Il fallait cependant sortir de cette position critique. Le général don Romulo de la Vega, placé à l’aile gauche, fit demander les ordres d’Arista, qui se trouvait à la droite. La réponse du général en chef, mal comprise, entraîna de nouveaux et funestes délais. Ce ne fut que vers cinq heures que les guidons mexicains vinrent marquer une autre ligne de bataille à l’armée, qui s’avança dans un nouvel ordre. Par une étrange fatalité, il arriva en ce moment à la droite ce qui était arrivé à la gauche quelques heures auparavant. Comme la gauche, la droite voyait diminuer ses rangs et demandait le combat à grands cris. Arista la fit avertir de se préparer à l’attaque. Les troupes mexicaines, encore pleines d’enthousiasme, croisèrent la baïonnette, attendant le signal de la charge. On avait cru que ce signal suivrait l’avertissement du général, et cependant l’ordre ne venait pas.
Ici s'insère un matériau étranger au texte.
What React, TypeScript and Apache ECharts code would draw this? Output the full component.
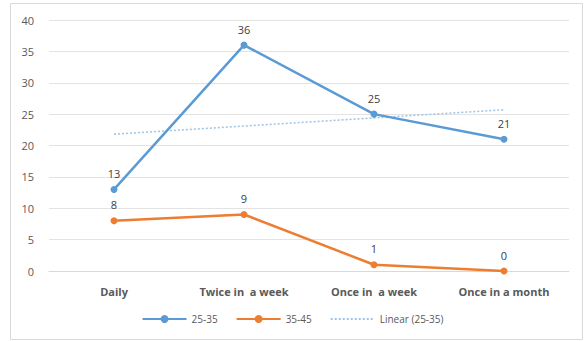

Deux fois la volonté d’Arista, expressément formulée, retint les troupes au moment où elles allaient se mettre en marche. Dès-lors la situation devint intolérable ; le désordre se mit dans les rangs des soldats mexicains, désespérés de mourir sans utilité, sans gloire, sans vengeance. Les cris de trahison volèrent de bouche en bouche, et un mouvement rétrograde s’opéra. Il fallut que le général en chef se mît à la tête de l’aile droite pour exécuter la charge. A ce seul moment, Arista retrouva cette intrépidité

  1. La vara équivaut à peu près à un mètre.